Wednesday, May 3, 2017

The Dragon's Legacy by Deborah A. Wolf review


    There's multiple kinds of fantasy: There's high fantasy which is elves, dwarves, and unicorns that can have dark elements but is mostly about heroic narratives. This dark fantasy and grimdark which is about taking the nastiness of the world then adding ice zombies as well as inscrutable Fair Folk. Then there's epic fantasy which is a large sweeping tale of entire worlds with hundreds of cast members viewing the situation from multiple perspectives. The Dragon's Legacy is proper epic fantasy and up there with The Wheel of Time and the Witcher Saga. It has its flaws but those who like big alternate universes, especially the Essos sections of A Song of Ice and Fire, will love this.

    The premise, very roughly, that there's a Middle Eastern and Chinese-themed set of cultures next to one another. It is a world of dragons, demons, talking lions, and dream-based magic. The world is dying because of past events and less children are born every year. A young nomad woman discovers she is the daughter of the Emperor and she may inherit as his only child who can channel sorcery. Her mother finds herself still desired by her former husband despite the fact she ran away with his child. A half-demon journeys to a rival empire to claim his destiny as one of their new soldiers. Also, about a dozen other interesting subplots and counter-plots.

    One benefit of this book is that it subverts the constant stream of Medieval European fantasy which has dominated the genre since, well, forever. Much insight is given into the local cultures which are similar but not identical to their historical inspirations. Really, the Ja'Akari bear as much of a debt to Frank Herbert's Fremen and Robert Jordan's Aiel. However, that's not an insult since those are great characters and a far less used piece of classic fantasy than elves or dwarves. Also, for whatever reason, despite how awesome wuxia and Imperial China is, we've never had anything but a slight impression by them in Western fantasy.

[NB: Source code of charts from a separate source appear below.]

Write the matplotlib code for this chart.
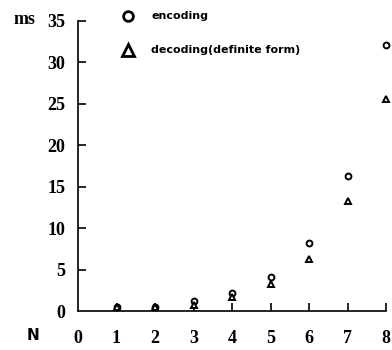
import matplotlib
matplotlib.use('Agg')
import matplotlib.pyplot as plt
from matplotlib.lines import Line2D

# data
n = [1, 2, 3, 4, 5, 6, 7, 8]
encoding = [0.5, 0.5, 1.2, 2.2, 4.1, 8.2, 16.3, 32.1]
decoding = [0.5, 0.5, 0.7, 1.7, 3.3, 6.3, 13.3, 25.6]
xticks = [0, 1, 2, 3, 4, 5, 6, 7, 8]
yticks = [0, 5, 10, 15, 20, 25, 30, 35]

fig = plt.figure(figsize=(3.92, 3.5), dpi=100)
ax = fig.add_axes([78/392, 1-311/350, 308/392, 290.3/350])

ax.plot(n, encoding, 'o', ms=4.2, mfc='white', mec='black', mew=1.4, clip_on=False)
ax.plot(n, decoding, '^', ms=4.2, mfc='white', mec='black', mew=1.4, clip_on=False)

ax.set_xlim(0, 8)
ax.set_ylim(0, 35)
ax.spines['top'].set_visible(False)
ax.spines['right'].set_visible(False)
ax.spines['left'].set_linewidth(1.2)
ax.spines['bottom'].set_linewidth(1.2)

ax.set_xticks(xticks)
ax.set_yticks(yticks)
serif = {'family': 'Liberation Serif', 'weight': 'bold', 'size': 13}
ax.set_xticklabels([str(v) for v in xticks], fontdict=serif)
ax.set_yticklabels([str(v) for v in yticks], fontdict=serif)
ax.tick_params(axis='x', direction='in', length=6, width=1.2, pad=14)
ax.tick_params(axis='y', direction='in', length=6, width=1.2, pad=9)
# no tick mark at the origin
ax.xaxis.get_major_ticks()[0].tick1line.set_visible(False)
ax.yaxis.get_major_ticks()[0].tick1line.set_visible(False)

fig.text(14/392, 1-20/350, 'ms', fontdict=serif, va='center', ha='left')
fig.text(27/392, 1-335/350, 'N', family='DejaVu Sans', weight='bold', size=11,
         va='center', ha='left')

# legend drawn by hand
fig.add_artist(Line2D([128/392], [1-16/350], marker='o', ms=7, mfc='white',
                      mec='black', mew=2, transform=fig.transFigure))
fig.add_artist(Line2D([128/392], [1-50/350], marker='^', ms=8, mfc='white',
                      mec='black', mew=2, transform=fig.transFigure))
fig.text(151/392, 1-16/350, 'encoding', family='DejaVu Sans', weight='bold',
         size=8, va='center')
fig.text(151/392, 1-50/350, 'decoding(definite form)', family='DejaVu Sans',
         weight='bold', size=8, va='center')

fig.savefig('out.png', dpi=100)
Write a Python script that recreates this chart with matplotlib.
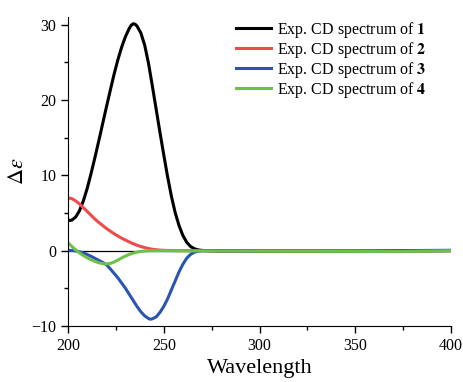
import numpy as np
from matplotlib import pyplot as plt
import matplotlib.ticker as plticker

plt.rcParams['font.family'] = ['Liberation Serif', 'DejaVu Serif']
plt.rcParams['mathtext.fontset'] = 'stix'

# valores (nm, delta epsilon)
wl_1 = [200, 201, 202, 204, 206, 208, 210, 212, 214, 216, 218, 220, 222, 224, 226, 228, 230,
        232, 233, 234, 235, 236, 238, 240, 242, 244, 246, 248, 250, 252, 254, 256, 258, 260, 262, 264,
        266, 268, 270, 273, 280, 300, 330, 360, 400]
de_1 = [4.1, 4.0, 4.05, 4.46, 5.3, 6.6, 8.25, 10.2, 12.3, 14.5, 16.75, 19.0, 21.2, 23.35, 25.3, 27.0, 28.4,
        29.5, 29.9, 30.1, 30.05, 29.8, 28.9, 27.3, 24.9, 21.9, 18.8, 15.7, 12.7, 9.8, 7.2, 5.0, 3.3, 2.0, 1.1, 0.55,
        0.25, 0.1, 0.03, 0.0, -0.05, -0.08, -0.08, -0.08, 0.0]

wl_2 = [200, 202, 204, 206, 208, 210, 212, 214, 216, 218, 220, 222, 224, 226, 228, 230, 232, 234,
        236, 238, 240, 242, 244, 246, 248, 250, 254, 260, 300, 350, 400]
de_2 = [7.0, 6.9, 6.6, 6.2, 5.7, 5.2, 4.7, 4.2, 3.75, 3.35, 2.95, 2.6, 2.25, 1.95, 1.65, 1.4, 1.15, 0.92,
        0.72, 0.55, 0.4, 0.28, 0.19, 0.12, 0.07, 0.04, 0.01, 0.0, -0.05, -0.05, 0.0]

wl_3 = [200, 203, 206, 209, 212, 215, 218, 220, 222, 224, 226, 228, 230, 232, 234, 236, 238, 240,
        242, 243, 244, 246, 248, 250, 252, 254, 256, 258, 260, 262, 264, 266, 268, 270, 273,
        300, 350, 400]
de_3 = [0.05, 0.0, -0.15, -0.4, -0.75, -1.15, -1.55, -1.85, -2.4, -3.0, -3.6, -4.3, -5.0, -5.8, -6.6, -7.4, -8.1, -8.65,
        -9.0, -9.1, -9.05, -8.8, -8.2, -7.4, -6.4, -5.2, -4.0, -2.8, -1.8, -1.0, -0.5, -0.2, -0.06, -0.01, 0.0,
        -0.05, -0.05, 0.05]

wl_4 = [200, 202, 204, 206, 208, 210, 212, 214, 216, 218, 220, 222, 224, 226, 228, 230, 232, 234,
        236, 238, 240, 243, 248, 300, 350, 375, 400]
de_4 = [1.05, 0.55, 0.1, -0.3, -0.65, -0.95, -1.2, -1.42, -1.6, -1.72, -1.78, -1.7, -1.52, -1.25, -0.97, -0.72, -0.5, -0.33,
        -0.2, -0.11, -0.05, -0.01, 0.0, -0.08, -0.1, -0.12, 0.0]

series = [(wl_1, de_1, '#000000', '1'),
          (wl_2, de_2, '#ee4b4b', '2'),
          (wl_3, de_3, '#2a55b3', '3'),
          (wl_4, de_4, '#6dc04a', '4')]

fig = plt.figure(figsize=(4.64, 3.82), dpi=100)
ax = fig.add_axes([0.1466, 0.1466, 0.8254, 0.8089])

ax.axhline(0, color='black', lw=0.9, zorder=1)
for wl, de, cor, n in series:
    ax.plot(wl, de, color=cor, lw=2.2, label=f'Exp. CD spectrum of $\\mathbf{{{n}}}$', zorder=2)

ax.set_xlim(200, 400)
ax.set_ylim(-10, 31)
ax.xaxis.set_major_locator(plticker.MultipleLocator(50))
ax.xaxis.set_minor_locator(plticker.MultipleLocator(25))
ax.yaxis.set_major_locator(plticker.MultipleLocator(10))
ax.yaxis.set_minor_locator(plticker.MultipleLocator(5))
ax.tick_params(which='major', direction='out', length=5, width=1, labelsize=11.5)
ax.tick_params(which='minor', direction='out', length=3, width=1)
ax.spines['top'].set_visible(False)
ax.spines['right'].set_visible(False)

ax.set_xlabel('Wavelength', fontsize=16, labelpad=4)
ax.set_ylabel(r'$\Delta\varepsilon$', fontsize=16, labelpad=2)

ax.legend(loc='upper right', frameon=False, fontsize=11.5, handlelength=2.2,
          handletextpad=0.35, labelspacing=0.0, borderaxespad=0, borderpad=0,
          bbox_to_anchor=(0.935, 0.99))

plt.savefig('out.png', dpi=100)
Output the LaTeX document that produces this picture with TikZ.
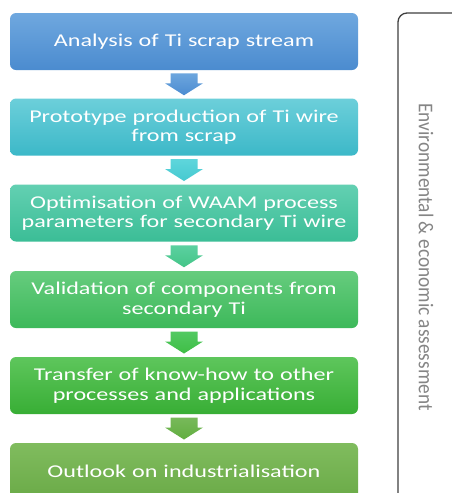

    The book is a slow burn it should be noted with no Ringwraiths moving to smash down the gates of the Shire or Trollocs attacking the home village. Instead, Deborah Wolf takes her time setting up the world and all of the characters' roles in it. Life is hard and painful in the dying world with threats coming from every direction, not the least being a dragon which very might be readying to wake up and destroy the world. Still, for the most part this is a book driven by characterization and cultural expectations than wizards blasting each other. Thankfully, the book isn't a doorstopper either with just 320 pages. Much is set up for future installments of the series and I'm alright with waiting as the groundwork is well paved. Still, don't go into this expecting the Battle of Helm's Deep.

    Deborah Wolf was, according to her author bio, raised on wildlife refuges and this actually fits into a quality of the book which I noticed differs it from other stories of its kind. There is a lot of animal discussion in this book. We get the use of animals in various cultures, their constant presence (both intelligent and otherwise), and even their perspectives on events. I like this detail of the universe as its too often overlooked in establishing worlds. These are a pair of people as dependent on their animals as modern humanity is dependent on its technology. The author is very good at evoking atmosphere and you can really tell what the world is like by her description of sights, smells, and
sounds.

     My favorite character is Sulema and her family. The titular Dragon's Legacy, she is a person who is put in an interesting position as she doesn't have to do much to claim her legacy but is one which will potentially destroy everything she considers herself to be. How much is one willing to change about oneself to be a monarch? How much good can one do with such a sacrifice? How much of a sacrifice is it, really, to wield that kind of privilege? These are questions which are often posed in the abstract but rarely lived in epic fantasy. Everyone has their own take on the subject in the story and it benefits from a deep examination.

    In terms of content, I'd say this book doesn't come anywhere close to grimdark as it's actually quite light on evil. The world is miserable because of the natural disaster and spiritual as well as physical famine afflicting things but everyone seems fairly egalitarian. Also, they're mostly pulling together to try and save everyone else. For a world rooted in folklore about tyrants and evil sorcerers, just about everyone seems to be mostly decent person. It's just they might have to kill one another.

    Do I recommend the book? Yes, I do. I could give suggestions as to what I would have done instead but then the book would be mine instead of its author. It's a book with a strong voice and while some fans may not find it their cup of tea, I think it's an overall extremely good work of fantasy and not derivative of anyone. It takes lesser used elements of fantasy and weaves in something that feels like a modern Arabian Nights. I would have appreciated a bit more action and surprise but the book is great on its own.